母が、8~12歳の私をカトリック伊勢崎教会・英語クラスに通わせてくれた。神父さまは、温和で誰にでも公平で優しくて。「これがお父さんか?」とても満たされた! 私は生後間もなく両親が離婚し父を知らない。「神父さまは私のお父さんだ!」父がいないおかげで、神父さまを父だと思い!神さまに出会えたと思う。また、父が公立高校の教師だそうなので、私はあえて私立高校へ通ったが、何と!その高校はミッションスクールだった。イエスさまと御言葉の虜になった!『イエス・キリストは主である』フィリピ2:6~11 そして、神さまから赦されて、嫌いだった多くの人(特に父かな?)を受け入れ、好きになって。24歳の時洗礼を授かった。今では、私にはたくさんのお父さんがいる!ありがたい。父を知らなくて、本当に良かった!!喜んでいる。1テサロニケ5・16~22

 巡礼の終わりに、ふと、『一期一会』という言葉が浮かんだ。Once-in-a-lifetime-chance

(茶道の心得:茶会は毎回、一生に一度だという思いを込めて、主客ともに誠意を尽くすべきことをいう。転じて、一生に一度しかない出会い。一生に一度限りであること。) この10日間に出会った人々とは一度限りかもしれない。もう会えないだろうか? いいえ違う。私たちクリスチャンには、天の御国で再会できるチャンスがある!その道は狭く険しいだろうが、どうしても『空中で主と出会うために、彼らと一緒に雲に包まれて引き上げられます』姿を思い抱いてしまう。1テサロニケ4・15~18 

主こそ栄光!イエスさまこそ勝利です!聖霊こそ慈しみです! 神さまが主イエスさまの十字架の捧げをもって、救いの御業を成し終えられ。神さまが御子の身代わりの死をもって、十字架でなされた救いの御業、贖いの出来事により、私たちは生かされていると、常に深く味わうことのできた巡礼だった。この巡礼でお会いした全ての方々と、天の御国で再会するという人生のはっきりした目標を得た。日本に戻り、現実は大変厳しいけれど。決して諦めないで『折が良くても悪くても』前進しよう!主とご一緒に。2テモテ4・1~8

 ペドロ神父さま!霊的ご指導、ご同行感謝します。

 ダヴィデ神父さま!出発前から、いくつものお願いに応えていただきました。本当にありがとうございます。娘・冴佳も、私も、ローマで過ごした時を忘れません。

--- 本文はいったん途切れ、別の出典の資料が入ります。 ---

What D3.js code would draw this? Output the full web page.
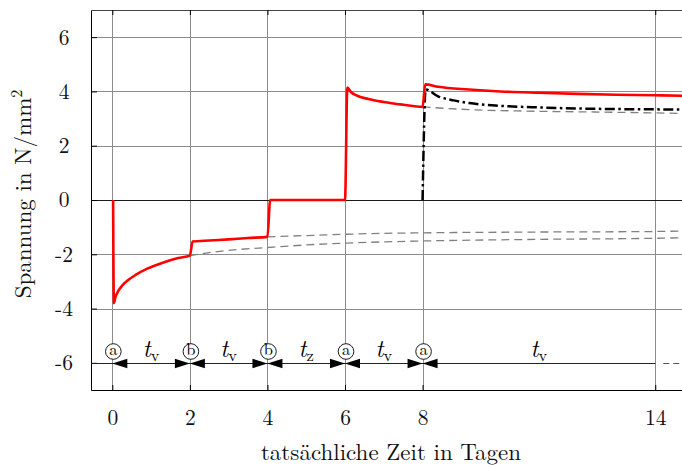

 親愛なるミラノ宣教会の全ての神父さま方の為に!心から祈ります。どうか御心にかなう使命を全うされますように。そして、療養中の神父さま方!ゆっくり休養してくださいね!そこにいてくださることがとても嬉しいです!ありがたいです。

私の大切な伊勢崎小教区共同体の皆様と共に、祈り続けます。